▽

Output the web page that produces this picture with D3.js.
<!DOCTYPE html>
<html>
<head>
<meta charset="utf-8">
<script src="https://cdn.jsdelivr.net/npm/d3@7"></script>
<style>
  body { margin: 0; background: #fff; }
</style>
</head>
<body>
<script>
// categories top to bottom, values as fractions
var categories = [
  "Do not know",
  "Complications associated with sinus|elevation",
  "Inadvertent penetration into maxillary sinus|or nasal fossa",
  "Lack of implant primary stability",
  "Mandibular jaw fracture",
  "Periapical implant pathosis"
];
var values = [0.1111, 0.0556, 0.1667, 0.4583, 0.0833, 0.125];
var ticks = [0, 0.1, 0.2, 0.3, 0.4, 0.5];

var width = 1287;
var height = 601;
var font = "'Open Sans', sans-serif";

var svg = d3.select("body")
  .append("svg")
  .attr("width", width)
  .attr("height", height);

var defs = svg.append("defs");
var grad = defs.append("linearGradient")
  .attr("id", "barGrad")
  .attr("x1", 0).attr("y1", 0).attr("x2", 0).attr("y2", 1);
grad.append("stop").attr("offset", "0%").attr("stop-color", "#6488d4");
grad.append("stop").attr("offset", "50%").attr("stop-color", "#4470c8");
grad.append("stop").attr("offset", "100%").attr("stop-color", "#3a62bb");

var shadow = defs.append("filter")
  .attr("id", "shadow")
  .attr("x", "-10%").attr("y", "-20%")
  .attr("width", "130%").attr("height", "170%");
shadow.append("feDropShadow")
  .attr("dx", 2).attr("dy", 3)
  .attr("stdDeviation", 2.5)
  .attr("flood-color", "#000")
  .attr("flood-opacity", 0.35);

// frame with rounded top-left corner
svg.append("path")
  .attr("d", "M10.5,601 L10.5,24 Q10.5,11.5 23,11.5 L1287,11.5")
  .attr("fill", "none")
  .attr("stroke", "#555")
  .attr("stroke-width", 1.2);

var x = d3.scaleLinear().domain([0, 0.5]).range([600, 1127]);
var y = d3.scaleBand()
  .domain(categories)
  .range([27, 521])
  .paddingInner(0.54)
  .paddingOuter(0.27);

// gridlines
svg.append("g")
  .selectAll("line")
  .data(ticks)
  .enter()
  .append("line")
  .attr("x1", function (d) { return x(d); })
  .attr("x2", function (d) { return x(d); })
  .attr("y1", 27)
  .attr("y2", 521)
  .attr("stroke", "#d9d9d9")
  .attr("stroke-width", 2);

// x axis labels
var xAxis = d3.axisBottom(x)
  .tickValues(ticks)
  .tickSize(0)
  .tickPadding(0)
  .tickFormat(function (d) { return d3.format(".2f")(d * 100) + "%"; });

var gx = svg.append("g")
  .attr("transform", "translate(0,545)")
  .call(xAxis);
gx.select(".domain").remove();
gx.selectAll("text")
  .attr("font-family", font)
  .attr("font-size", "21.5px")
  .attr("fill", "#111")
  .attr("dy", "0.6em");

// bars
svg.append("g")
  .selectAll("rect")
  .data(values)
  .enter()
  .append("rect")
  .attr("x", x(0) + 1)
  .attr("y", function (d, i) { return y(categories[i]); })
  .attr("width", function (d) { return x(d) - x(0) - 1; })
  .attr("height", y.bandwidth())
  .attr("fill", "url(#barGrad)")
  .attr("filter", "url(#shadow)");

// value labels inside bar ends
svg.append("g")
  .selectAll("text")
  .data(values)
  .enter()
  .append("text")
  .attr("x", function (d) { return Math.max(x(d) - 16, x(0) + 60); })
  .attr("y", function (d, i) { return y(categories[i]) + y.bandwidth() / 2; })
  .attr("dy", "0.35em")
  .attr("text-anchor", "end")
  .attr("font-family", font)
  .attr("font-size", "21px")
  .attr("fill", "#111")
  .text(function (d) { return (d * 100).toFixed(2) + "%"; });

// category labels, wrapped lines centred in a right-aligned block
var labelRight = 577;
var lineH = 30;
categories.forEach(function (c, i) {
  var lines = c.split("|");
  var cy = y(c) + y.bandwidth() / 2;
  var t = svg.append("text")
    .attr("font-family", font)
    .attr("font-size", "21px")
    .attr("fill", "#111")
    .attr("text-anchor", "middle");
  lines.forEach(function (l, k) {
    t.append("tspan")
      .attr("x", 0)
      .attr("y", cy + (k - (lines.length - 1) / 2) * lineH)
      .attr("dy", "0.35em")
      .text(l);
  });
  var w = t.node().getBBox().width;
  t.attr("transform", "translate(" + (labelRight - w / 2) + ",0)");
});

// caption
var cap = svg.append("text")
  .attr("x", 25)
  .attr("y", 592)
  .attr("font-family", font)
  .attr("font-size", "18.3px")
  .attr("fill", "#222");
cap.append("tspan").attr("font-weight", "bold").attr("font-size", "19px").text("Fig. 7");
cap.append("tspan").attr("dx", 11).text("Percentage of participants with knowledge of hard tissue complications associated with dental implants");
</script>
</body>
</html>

△

#### Request:
Copy every line of the listing where the word "with" appears.

#### Correct output:
Output the web page that produces this picture with D3.js.
  "Complications associated with sinus|elevation",
// frame with rounded top-left corner
cap.append("tspan").attr("dx", 11).text("Percentage of participants with knowledge of hard tissue complications associated with dental implants");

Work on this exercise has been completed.